One step at a time

Elementary students celebrate walking to school

Students Maurice Crudup, left, and Da'Caveon Nelson walk with East Elementary School counselor Ruthie Eichholz and Jefferson City Public Schools Superintendent Larry Linthacum and a couple of dozen students and school staff Thursday, Oct. 18, 2018, on Riverside Drive to East School. They participated in the 2018 Walk to School Day which is designed to improve youth health by encouraging those students who live in close proximity to walk to school.
Students Maurice Crudup, left, and Da'Caveon Nelson walk with East Elementary School counselor Ruthie Eichholz and Jefferson City Public Schools Superintendent Larry Linthacum and a couple of dozen students and school staff Thursday, Oct. 18, 2018, on Riverside Drive to East School. They participated in the 2018 Walk to School Day which is designed to improve youth health by encouraging those students who live in close proximity to walk to school.

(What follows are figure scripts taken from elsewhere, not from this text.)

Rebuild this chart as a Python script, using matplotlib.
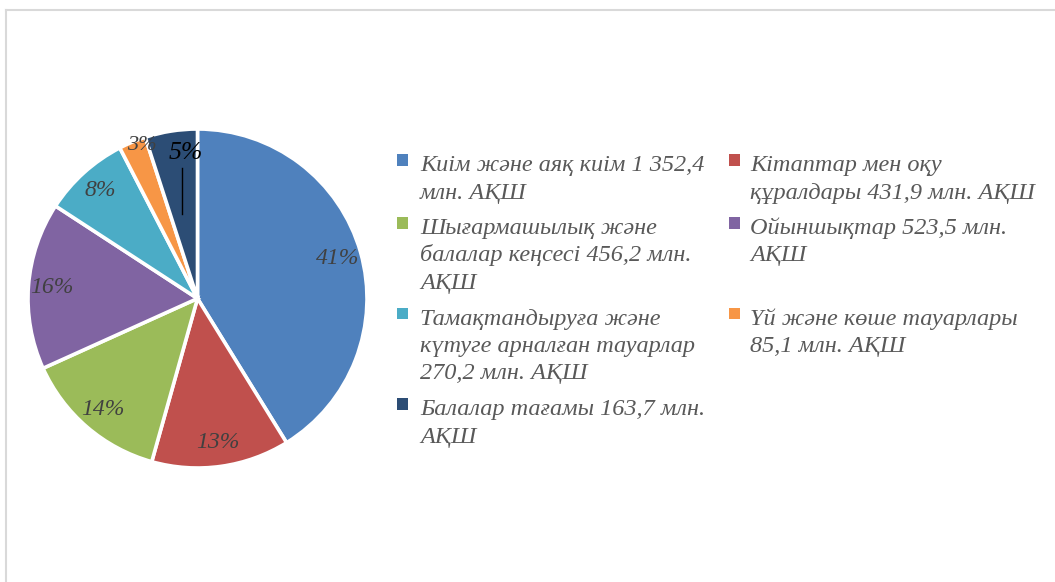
import matplotlib
matplotlib.use('Agg')
import matplotlib.pyplot as plt
from matplotlib.patches import Rectangle
from matplotlib.lines import Line2D

# ---- data ----
categories = [
    "Киім және аяқ киім",
    "Кітаптар мен оқу құралдары",
    "Шығармашылық және балалар кеңсесі",
    "Ойыншықтар",
    "Тамақтандыруға және күтуге арналған тауарлар",
    "Үй және көше тауарлары",
    "Балалар тағамы",
]
values = [1352.4, 431.9, 456.2, 523.5, 270.2, 85.1, 163.7]
legend_lines = [
    ["Киім және аяқ киім 1 352,4", "млн. АҚШ"],
    ["Кітаптар мен оқу", "құралдары 431,9 млн. АҚШ"],
    ["Шығармашылық және", "балалар кеңсесі 456,2 млн.", "АҚШ"],
    ["Ойыншықтар 523,5 млн.", "АҚШ"],
    ["Тамақтандыруға және", "күтуге арналған тауарлар", "270,2 млн. АҚШ"],
    ["Үй және көше тауарлары", "85,1 млн. АҚШ"],
    ["Балалар тағамы 163,7 млн.", "АҚШ"],
]
colors = ["#4F81BD", "#C0504D", "#9BBB59", "#8064A2", "#4BACC6", "#F79646", "#2C4D75"]

FONT = ["Liberation Serif", "DejaVu Serif"]
plt.rcParams["font.family"] = FONT

W, H = 1055, 582
fig = plt.figure(figsize=(W / 100, H / 100), dpi=100)


def fx(x):
    return x / W


def fy(y):
    return 1 - y / H


# frame border (left and top)
border = "#d9d9d9"
fig.add_artist(Line2D([fx(6), fx(6)], [0, fy(10)], color=border, lw=1.5))
fig.add_artist(Line2D([fx(6), 1], [fy(10), fy(10)], color=border, lw=1.5))

# ---- pie ----
cx, cy, r = 197.5, 298.5, 169.5
ax = fig.add_axes([fx(cx - r), fy(cy + r), 2 * r / W, 2 * r / H])
wedges, texts, autotexts = ax.pie(
    values,
    colors=colors,
    startangle=90,
    counterclock=False,
    autopct="%1.0f%%",
    pctdistance=0.86,
    wedgeprops=dict(edgecolor="white", linewidth=2.6),
    textprops=dict(fontsize=17, style="italic", color="#404040", family=FONT),
)
ax.set_xlim(-1, 1)
ax.set_ylim(-1, 1)
ax.set_aspect("equal")
ax.axis("off")

# small slices: labels moved as in the reference
autotexts[5].set_position((-0.33, 0.90))
autotexts[5].set_fontsize(16)
autotexts[6].set_position((-0.07, 0.86))
autotexts[6].set_fontsize(18.5)
autotexts[6].set_color("black")
ax.plot([-0.09, -0.09], [0.77, 0.50], color="black", lw=1)

# ---- legend (two columns, row-major) ----
col_marker_x = [402.5, 734.5]
col_text_x = [420, 750]
line_h = 27.5
gap = 8
msize = 11.5
y = 171.0
for row in range(0, len(legend_lines), 2):
    items = list(range(row, min(row + 2, len(legend_lines))))
    for k, i in enumerate(items):
        mx = col_marker_x[k]
        fig.add_artist(Rectangle((fx(mx - msize / 2), fy(y - 11 + msize / 2)),
                                 msize / W, msize / H, transform=fig.transFigure,
                                 facecolor=colors[i], edgecolor="none"))
        for j, line in enumerate(legend_lines[i]):
            fig.text(fx(col_text_x[k]), fy(y + j * line_h), line,
                     fontsize=17.5, style="italic", color="#595959",
                     ha="left", va="baseline", family=FONT)
    nl = max(len(legend_lines[i]) for i in items)
    y += nl * line_h + gap

fig.savefig("out.png", dpi=100)
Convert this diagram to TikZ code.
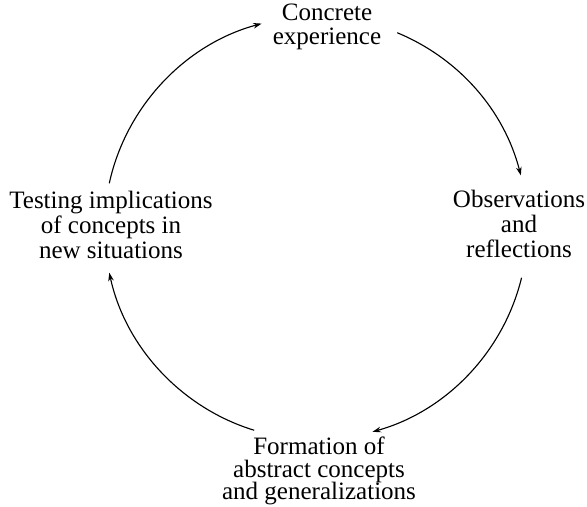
\documentclass[tikz,border=0pt]{standalone}
\usepackage{fontspec}
\setmainfont{Liberation Serif}
\usepackage{tikz}
\usetikzlibrary{arrows.meta, calc}

\begin{document}
\begin{tikzpicture}[x=0.025cm, y=0.025cm, >={Stealth[length=6pt, width=4pt]},
    stage/.style={align=center, inner sep=0pt, font=\fontsize{17.8}{#1}\selectfont},
    stage/.default=16.6,
    cyc/.style={->, line width=0.8pt, looseness=0.91}]
    \useasboundingbox (0,0) rectangle (587,507);
    % the four stages
    \node[stage] (concrete) at (327,480) {Concrete\\experience};
    \node[stage=17.8] (observe) at (519,283) {Observations\\and\\reflections};
    \node[stage=16.2] (abstract) at (319,36) {Formation of\\abstract concepts\\and generalizations};
    \node[stage=17.6] (testing) at (111,282) {Testing implications\\of concepts in\\new situations};
    % ends of the arcs on the circle
    \coordinate (hub) at (316,279);
    \foreach \n/\a in {s1/167.8, e1/104.9, s2/67.4, e2/14.4, s3/-13.6, e3/-74.5, s4/-107, e4/-167.8}
        \coordinate (\n) at ($(hub)+(\a:211.5)$);
    \draw[cyc] (s1) to[bend left=31.4] (e1);
    \draw[cyc] (s2) to[bend left=26.5] (e2);
    \draw[cyc] (s3) to[bend left=30.4] (e3);
    \draw[cyc] (s4) to[bend left=30.4] (e4);
\end{tikzpicture}
\end{document}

Some East Elementary School students spent Thursday morning doing what their principal said he did not have a chance to do when he was their age - walking to school.

East Elementary Principal Ryan Day told his students as they walked together from the corner of Capitol Avenue and Riverside Drive that walking to school was not an option for him because he lived in the country.

"I think I would've felt more part of the community," Day said of what being able to walk to school would have meant for him - being able to see where friends lived, for example.

Day guessed 40-50 of his approximately 300 students walk to school on a typical day.

Thursday was more than a typical day, though - Jefferson City Public Schools celebrated a weather-delayed Walk to School Day, which had been scheduled for last week as part of National Walk to School Day on Oct. 10.

Thorpe Gordon and South elementary schools also participated Thursday. Thorpe Gordon incorporated its walk into the school's regularly scheduled walking school bus program, started in April as a way for children to be more active, JCPS Director of Communications Ryan Burns said.

Thorpe Gordon, East, South and Callaway Hills elementary schools are part of the Missouri Foundation for Health's Healthy Schools, Healthy Communities five-year initiative to less childhood obesity. This school year is the fourth year.

East Elementary is trying to figure out days when it could regularly schedule walks to schools, Day said.

"Doing it as a group is important for safety," JCPS Superintendent Larry Linthacum said Thursday on the walk to East, as well as being good for exercise and community-building.